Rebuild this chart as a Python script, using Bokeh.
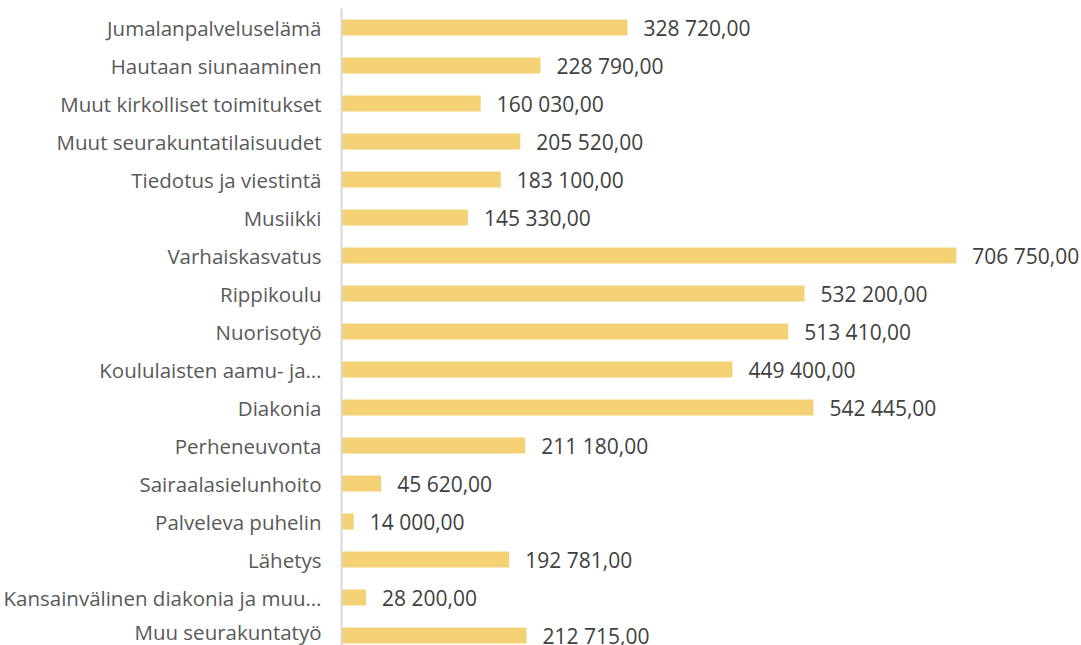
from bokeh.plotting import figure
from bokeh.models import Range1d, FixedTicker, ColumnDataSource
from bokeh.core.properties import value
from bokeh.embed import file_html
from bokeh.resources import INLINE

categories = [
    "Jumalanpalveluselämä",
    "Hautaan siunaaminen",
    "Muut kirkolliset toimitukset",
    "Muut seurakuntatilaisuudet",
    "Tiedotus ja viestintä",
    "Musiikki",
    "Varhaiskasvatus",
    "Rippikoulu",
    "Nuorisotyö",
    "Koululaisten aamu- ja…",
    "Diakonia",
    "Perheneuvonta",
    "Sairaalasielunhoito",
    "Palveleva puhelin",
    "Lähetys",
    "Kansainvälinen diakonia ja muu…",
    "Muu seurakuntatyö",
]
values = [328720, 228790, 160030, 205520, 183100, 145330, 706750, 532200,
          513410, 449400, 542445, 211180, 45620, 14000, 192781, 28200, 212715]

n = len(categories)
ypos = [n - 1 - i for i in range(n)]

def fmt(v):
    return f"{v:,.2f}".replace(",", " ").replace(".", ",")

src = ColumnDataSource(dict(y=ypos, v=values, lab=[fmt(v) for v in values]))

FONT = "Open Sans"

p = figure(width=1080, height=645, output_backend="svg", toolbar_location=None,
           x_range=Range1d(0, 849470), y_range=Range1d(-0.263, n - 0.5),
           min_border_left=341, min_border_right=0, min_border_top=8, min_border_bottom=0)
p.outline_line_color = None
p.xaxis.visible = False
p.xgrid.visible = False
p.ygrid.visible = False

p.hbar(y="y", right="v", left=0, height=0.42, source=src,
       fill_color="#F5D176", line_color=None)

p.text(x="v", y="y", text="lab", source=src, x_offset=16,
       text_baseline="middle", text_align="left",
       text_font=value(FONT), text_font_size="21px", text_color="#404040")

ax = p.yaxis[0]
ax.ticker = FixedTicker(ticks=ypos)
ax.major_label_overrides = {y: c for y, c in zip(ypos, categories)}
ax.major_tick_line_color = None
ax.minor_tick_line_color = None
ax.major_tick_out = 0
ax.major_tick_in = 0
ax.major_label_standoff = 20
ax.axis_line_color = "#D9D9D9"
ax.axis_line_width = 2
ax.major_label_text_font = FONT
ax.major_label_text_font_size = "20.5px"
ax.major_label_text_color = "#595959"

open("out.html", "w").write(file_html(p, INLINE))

_ _ _ _ _ _ _

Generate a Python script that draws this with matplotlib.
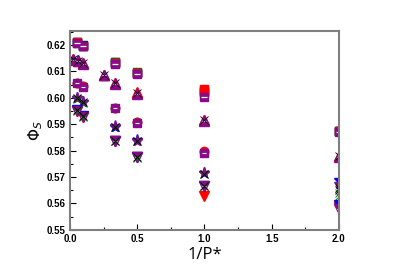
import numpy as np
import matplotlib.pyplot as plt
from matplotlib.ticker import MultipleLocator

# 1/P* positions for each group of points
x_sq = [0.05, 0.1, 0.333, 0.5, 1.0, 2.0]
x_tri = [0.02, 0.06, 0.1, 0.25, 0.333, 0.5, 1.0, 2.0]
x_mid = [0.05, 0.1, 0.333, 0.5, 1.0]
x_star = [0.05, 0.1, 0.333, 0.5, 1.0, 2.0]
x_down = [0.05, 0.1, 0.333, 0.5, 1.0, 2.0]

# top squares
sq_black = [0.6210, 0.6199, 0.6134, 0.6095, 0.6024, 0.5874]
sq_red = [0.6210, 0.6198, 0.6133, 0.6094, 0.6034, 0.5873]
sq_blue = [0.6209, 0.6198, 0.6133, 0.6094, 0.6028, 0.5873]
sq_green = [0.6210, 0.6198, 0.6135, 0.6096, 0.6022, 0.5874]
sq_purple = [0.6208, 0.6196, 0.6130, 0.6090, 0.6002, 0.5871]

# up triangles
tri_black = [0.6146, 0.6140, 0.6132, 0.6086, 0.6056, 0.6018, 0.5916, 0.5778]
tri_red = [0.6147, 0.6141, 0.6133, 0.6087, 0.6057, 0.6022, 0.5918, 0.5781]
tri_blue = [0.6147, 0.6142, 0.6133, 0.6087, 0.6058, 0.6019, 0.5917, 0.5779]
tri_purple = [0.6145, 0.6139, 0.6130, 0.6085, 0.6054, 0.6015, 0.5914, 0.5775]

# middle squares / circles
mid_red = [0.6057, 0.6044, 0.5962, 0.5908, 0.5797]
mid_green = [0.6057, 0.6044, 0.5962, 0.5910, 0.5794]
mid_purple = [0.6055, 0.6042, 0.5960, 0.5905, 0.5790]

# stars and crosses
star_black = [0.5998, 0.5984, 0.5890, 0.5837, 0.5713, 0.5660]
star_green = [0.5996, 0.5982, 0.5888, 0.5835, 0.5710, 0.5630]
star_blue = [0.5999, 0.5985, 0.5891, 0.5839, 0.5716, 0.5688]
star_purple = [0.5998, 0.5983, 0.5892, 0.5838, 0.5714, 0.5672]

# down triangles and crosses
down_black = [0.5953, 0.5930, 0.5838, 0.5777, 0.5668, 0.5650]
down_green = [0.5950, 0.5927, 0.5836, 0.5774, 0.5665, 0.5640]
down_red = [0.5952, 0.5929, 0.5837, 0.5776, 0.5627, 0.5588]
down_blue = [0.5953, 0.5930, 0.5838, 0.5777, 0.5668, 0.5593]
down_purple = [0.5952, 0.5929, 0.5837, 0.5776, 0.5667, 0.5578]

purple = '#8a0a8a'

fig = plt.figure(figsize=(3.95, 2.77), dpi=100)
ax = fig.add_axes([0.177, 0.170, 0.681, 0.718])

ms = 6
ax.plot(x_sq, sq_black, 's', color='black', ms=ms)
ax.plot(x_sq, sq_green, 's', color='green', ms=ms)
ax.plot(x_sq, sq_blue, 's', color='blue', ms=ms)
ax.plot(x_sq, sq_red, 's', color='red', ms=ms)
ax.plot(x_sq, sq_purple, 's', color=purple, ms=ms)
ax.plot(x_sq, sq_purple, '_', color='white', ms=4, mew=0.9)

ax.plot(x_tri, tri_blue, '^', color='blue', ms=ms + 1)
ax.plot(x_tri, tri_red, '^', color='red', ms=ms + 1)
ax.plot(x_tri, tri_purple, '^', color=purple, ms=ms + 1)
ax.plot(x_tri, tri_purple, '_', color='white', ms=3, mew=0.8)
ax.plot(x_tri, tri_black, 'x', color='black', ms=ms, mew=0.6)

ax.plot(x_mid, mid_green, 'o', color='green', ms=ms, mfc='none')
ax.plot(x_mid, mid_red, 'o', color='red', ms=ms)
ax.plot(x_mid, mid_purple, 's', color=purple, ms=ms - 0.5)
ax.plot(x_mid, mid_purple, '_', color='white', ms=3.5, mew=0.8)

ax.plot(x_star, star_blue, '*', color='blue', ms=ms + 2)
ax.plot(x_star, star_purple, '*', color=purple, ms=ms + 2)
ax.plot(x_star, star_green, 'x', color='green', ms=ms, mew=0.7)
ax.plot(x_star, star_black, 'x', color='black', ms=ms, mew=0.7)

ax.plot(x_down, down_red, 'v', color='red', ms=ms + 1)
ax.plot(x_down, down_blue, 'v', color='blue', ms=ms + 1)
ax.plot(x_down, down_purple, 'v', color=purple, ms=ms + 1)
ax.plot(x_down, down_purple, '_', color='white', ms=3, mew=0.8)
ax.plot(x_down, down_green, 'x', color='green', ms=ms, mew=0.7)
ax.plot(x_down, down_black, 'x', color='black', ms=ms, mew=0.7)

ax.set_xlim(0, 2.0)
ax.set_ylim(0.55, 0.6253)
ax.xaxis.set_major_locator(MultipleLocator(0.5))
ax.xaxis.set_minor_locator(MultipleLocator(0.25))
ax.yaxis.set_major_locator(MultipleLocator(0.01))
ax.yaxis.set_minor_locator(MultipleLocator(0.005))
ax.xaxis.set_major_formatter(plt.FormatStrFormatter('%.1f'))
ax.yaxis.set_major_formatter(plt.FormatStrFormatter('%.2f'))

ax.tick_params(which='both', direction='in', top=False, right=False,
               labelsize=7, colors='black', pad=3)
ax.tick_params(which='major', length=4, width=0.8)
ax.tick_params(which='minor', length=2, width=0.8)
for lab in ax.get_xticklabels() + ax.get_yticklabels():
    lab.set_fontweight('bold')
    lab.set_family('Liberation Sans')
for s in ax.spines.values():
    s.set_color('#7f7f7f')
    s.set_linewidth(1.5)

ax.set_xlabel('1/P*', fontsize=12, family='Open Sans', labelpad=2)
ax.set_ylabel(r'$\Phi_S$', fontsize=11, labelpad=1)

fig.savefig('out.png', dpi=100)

_ _ _ _ _ _ _

Of the lines above, quote exactly those from the one with "Generate a Python" through the one with "ax.plot(x_sq, sq_purple, '_', color='white', ms=4, mew=0.9)", ends included; pictures stay out.

Generate a Python script that draws this with matplotlib.
import numpy as np
import matplotlib.pyplot as plt
from matplotlib.ticker import MultipleLocator

# 1/P* positions for each group of points
x_sq = [0.05, 0.1, 0.333, 0.5, 1.0, 2.0]
x_tri = [0.02, 0.06, 0.1, 0.25, 0.333, 0.5, 1.0, 2.0]
x_mid = [0.05, 0.1, 0.333, 0.5, 1.0]
x_star = [0.05, 0.1, 0.333, 0.5, 1.0, 2.0]
x_down = [0.05, 0.1, 0.333, 0.5, 1.0, 2.0]

# top squares
sq_black = [0.6210, 0.6199, 0.6134, 0.6095, 0.6024, 0.5874]
sq_red = [0.6210, 0.6198, 0.6133, 0.6094, 0.6034, 0.5873]
sq_blue = [0.6209, 0.6198, 0.6133, 0.6094, 0.6028, 0.5873]
sq_green = [0.6210, 0.6198, 0.6135, 0.6096, 0.6022, 0.5874]
sq_purple = [0.6208, 0.6196, 0.6130, 0.6090, 0.6002, 0.5871]

# up triangles
tri_black = [0.6146, 0.6140, 0.6132, 0.6086, 0.6056, 0.6018, 0.5916, 0.5778]
tri_red = [0.6147, 0.6141, 0.6133, 0.6087, 0.6057, 0.6022, 0.5918, 0.5781]
tri_blue = [0.6147, 0.6142, 0.6133, 0.6087, 0.6058, 0.6019, 0.5917, 0.5779]
tri_purple = [0.6145, 0.6139, 0.6130, 0.6085, 0.6054, 0.6015, 0.5914, 0.5775]

# middle squares / circles
mid_red = [0.6057, 0.6044, 0.5962, 0.5908, 0.5797]
mid_green = [0.6057, 0.6044, 0.5962, 0.5910, 0.5794]
mid_purple = [0.6055, 0.6042, 0.5960, 0.5905, 0.5790]

# stars and crosses
star_black = [0.5998, 0.5984, 0.5890, 0.5837, 0.5713, 0.5660]
star_green = [0.5996, 0.5982, 0.5888, 0.5835, 0.5710, 0.5630]
star_blue = [0.5999, 0.5985, 0.5891, 0.5839, 0.5716, 0.5688]
star_purple = [0.5998, 0.5983, 0.5892, 0.5838, 0.5714, 0.5672]

# down triangles and crosses
down_black = [0.5953, 0.5930, 0.5838, 0.5777, 0.5668, 0.5650]
down_green = [0.5950, 0.5927, 0.5836, 0.5774, 0.5665, 0.5640]
down_red = [0.5952, 0.5929, 0.5837, 0.5776, 0.5627, 0.5588]
down_blue = [0.5953, 0.5930, 0.5838, 0.5777, 0.5668, 0.5593]
down_purple = [0.5952, 0.5929, 0.5837, 0.5776, 0.5667, 0.5578]

purple = '#8a0a8a'

fig = plt.figure(figsize=(3.95, 2.77), dpi=100)
ax = fig.add_axes([0.177, 0.170, 0.681, 0.718])

ms = 6
ax.plot(x_sq, sq_black, 's', color='black', ms=ms)
ax.plot(x_sq, sq_green, 's', color='green', ms=ms)
ax.plot(x_sq, sq_blue, 's', color='blue', ms=ms)
ax.plot(x_sq, sq_red, 's', color='red', ms=ms)
ax.plot(x_sq, sq_purple, 's', color=purple, ms=ms)
ax.plot(x_sq, sq_purple, '_', color='white', ms=4, mew=0.9)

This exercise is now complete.